-- Start of EXCERPTED RECORDS --

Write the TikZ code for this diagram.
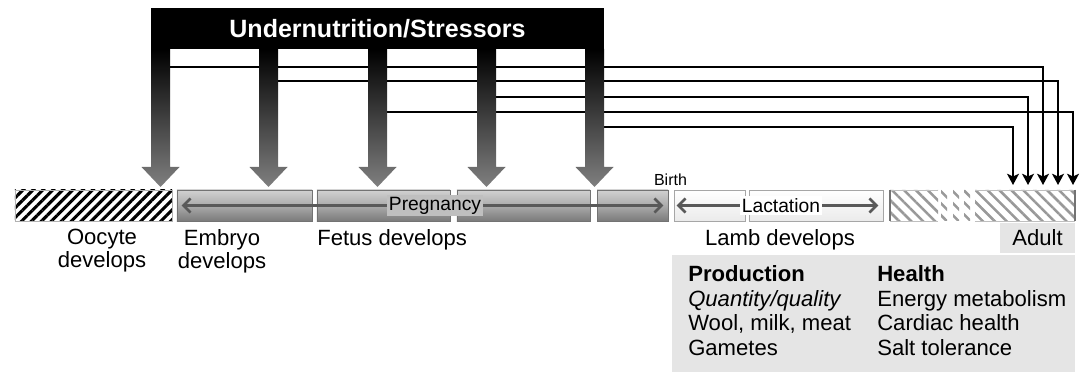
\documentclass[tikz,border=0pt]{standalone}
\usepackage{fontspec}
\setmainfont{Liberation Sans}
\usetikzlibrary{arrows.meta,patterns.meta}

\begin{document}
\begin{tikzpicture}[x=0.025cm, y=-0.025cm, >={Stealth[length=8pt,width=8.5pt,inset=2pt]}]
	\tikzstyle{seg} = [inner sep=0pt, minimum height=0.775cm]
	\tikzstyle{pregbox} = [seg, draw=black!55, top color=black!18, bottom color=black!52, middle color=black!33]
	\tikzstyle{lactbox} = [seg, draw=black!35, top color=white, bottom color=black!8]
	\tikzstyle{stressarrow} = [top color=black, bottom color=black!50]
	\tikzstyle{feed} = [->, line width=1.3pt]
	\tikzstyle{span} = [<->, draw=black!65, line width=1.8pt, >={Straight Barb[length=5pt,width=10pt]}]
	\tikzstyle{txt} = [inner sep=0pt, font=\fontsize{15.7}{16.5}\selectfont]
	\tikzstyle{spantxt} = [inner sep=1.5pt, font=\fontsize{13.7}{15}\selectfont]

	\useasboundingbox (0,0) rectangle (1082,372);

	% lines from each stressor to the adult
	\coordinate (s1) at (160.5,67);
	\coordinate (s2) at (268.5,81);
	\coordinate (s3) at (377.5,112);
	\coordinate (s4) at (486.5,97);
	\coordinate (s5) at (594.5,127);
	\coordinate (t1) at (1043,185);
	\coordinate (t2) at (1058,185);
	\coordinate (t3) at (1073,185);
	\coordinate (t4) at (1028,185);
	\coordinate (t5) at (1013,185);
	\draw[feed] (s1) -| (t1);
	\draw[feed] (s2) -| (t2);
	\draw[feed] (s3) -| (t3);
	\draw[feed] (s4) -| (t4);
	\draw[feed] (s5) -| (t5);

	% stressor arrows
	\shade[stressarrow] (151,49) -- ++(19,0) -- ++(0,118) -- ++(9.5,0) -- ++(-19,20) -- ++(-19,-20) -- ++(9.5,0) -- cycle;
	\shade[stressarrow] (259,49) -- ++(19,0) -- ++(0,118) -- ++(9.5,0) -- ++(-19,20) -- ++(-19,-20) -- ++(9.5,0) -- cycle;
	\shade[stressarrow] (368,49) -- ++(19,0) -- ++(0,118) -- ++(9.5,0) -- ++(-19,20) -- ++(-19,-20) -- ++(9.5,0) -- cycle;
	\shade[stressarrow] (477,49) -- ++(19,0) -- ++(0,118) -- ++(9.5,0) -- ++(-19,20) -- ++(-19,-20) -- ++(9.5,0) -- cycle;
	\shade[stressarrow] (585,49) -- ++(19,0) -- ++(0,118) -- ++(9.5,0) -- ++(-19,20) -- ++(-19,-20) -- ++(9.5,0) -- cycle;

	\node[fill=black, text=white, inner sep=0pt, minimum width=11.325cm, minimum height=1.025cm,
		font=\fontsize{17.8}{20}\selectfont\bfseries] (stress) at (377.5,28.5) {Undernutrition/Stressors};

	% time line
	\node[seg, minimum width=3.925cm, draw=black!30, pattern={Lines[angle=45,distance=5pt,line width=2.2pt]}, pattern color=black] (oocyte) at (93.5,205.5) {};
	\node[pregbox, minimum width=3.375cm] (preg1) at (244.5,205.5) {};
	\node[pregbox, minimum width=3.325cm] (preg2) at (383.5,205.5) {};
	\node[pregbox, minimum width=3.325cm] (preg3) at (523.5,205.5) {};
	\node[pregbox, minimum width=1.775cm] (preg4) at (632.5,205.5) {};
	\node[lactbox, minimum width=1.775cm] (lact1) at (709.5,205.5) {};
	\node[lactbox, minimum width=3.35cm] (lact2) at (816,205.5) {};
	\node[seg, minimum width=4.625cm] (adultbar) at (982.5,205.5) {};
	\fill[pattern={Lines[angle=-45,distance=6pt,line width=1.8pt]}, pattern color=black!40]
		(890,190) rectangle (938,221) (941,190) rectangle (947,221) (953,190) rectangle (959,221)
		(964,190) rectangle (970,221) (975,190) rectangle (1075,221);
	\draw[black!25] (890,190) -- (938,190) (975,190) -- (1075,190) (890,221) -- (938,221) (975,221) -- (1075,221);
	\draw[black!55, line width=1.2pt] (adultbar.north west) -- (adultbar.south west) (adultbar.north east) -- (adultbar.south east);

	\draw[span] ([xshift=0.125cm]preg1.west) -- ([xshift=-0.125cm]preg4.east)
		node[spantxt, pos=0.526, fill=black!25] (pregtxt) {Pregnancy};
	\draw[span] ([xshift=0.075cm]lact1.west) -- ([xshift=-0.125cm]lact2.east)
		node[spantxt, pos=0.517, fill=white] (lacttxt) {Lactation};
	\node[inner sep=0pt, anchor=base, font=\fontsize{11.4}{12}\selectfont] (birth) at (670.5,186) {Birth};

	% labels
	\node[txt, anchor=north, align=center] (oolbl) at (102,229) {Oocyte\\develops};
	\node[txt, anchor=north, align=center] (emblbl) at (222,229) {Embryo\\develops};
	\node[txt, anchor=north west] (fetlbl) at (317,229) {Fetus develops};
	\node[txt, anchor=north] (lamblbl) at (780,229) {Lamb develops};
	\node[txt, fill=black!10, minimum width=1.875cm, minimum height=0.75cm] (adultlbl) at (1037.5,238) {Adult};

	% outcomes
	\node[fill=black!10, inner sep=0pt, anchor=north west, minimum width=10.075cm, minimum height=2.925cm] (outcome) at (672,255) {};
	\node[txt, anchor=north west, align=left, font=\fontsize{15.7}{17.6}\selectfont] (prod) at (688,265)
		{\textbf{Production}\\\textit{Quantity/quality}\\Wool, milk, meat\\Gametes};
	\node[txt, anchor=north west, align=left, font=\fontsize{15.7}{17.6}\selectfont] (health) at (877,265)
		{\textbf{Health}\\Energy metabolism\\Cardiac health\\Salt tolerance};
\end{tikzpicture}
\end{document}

-- End of EXCERPTED RECORDS --
-- Start of EXCERPTED RECORDS --

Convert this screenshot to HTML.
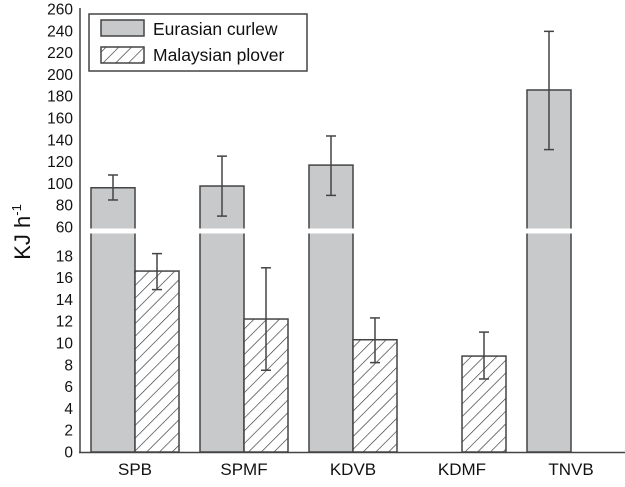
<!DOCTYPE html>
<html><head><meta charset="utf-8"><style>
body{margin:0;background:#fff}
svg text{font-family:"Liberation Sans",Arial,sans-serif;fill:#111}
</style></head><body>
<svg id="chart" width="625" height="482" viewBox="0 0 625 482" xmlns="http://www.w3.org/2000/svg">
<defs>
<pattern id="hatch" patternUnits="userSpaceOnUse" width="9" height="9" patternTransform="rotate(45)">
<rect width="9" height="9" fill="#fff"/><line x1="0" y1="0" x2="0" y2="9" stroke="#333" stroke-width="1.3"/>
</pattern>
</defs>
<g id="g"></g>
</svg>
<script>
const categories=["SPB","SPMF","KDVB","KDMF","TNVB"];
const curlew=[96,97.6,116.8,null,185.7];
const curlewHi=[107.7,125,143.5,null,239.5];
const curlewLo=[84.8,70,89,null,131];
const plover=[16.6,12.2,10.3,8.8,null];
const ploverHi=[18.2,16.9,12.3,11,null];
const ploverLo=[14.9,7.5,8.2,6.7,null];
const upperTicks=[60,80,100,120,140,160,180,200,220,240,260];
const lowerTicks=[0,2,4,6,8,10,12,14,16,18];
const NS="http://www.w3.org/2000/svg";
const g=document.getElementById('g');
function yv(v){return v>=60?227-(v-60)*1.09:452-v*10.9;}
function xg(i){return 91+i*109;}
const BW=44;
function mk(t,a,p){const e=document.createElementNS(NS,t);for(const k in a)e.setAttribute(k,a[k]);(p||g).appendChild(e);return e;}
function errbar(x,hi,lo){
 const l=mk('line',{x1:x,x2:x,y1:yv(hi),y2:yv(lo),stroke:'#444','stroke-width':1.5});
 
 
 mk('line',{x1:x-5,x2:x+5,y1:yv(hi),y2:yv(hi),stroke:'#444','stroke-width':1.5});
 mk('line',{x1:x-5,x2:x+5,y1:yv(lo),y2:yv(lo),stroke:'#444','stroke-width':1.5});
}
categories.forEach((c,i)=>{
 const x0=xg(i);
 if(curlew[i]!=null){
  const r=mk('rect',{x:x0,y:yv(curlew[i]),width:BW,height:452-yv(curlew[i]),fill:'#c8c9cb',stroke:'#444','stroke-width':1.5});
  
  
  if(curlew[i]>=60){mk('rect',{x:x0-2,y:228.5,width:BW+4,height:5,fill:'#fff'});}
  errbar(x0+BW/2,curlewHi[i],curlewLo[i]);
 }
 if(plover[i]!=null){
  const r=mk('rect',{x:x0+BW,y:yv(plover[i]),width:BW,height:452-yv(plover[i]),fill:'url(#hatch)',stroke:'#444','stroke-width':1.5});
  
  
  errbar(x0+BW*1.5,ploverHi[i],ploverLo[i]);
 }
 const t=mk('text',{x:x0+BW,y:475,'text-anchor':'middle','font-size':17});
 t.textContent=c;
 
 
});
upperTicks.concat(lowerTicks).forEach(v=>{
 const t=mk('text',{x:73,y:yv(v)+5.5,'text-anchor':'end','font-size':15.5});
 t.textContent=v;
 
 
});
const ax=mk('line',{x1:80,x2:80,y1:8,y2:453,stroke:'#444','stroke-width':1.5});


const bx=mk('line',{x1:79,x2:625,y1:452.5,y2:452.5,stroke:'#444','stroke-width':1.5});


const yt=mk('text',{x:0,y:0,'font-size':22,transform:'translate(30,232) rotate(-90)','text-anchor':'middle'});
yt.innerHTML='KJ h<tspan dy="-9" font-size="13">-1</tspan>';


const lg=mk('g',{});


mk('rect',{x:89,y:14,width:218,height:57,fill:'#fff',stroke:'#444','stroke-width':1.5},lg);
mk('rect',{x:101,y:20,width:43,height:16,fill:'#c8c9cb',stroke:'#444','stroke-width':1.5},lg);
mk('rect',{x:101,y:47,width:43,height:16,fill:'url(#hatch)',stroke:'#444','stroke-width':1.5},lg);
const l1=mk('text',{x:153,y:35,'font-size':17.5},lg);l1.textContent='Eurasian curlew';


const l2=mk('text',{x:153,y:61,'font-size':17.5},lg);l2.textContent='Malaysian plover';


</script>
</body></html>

-- End of EXCERPTED RECORDS --

Report the number of lines above that contain the word "this", and only that number.

RESULT:
2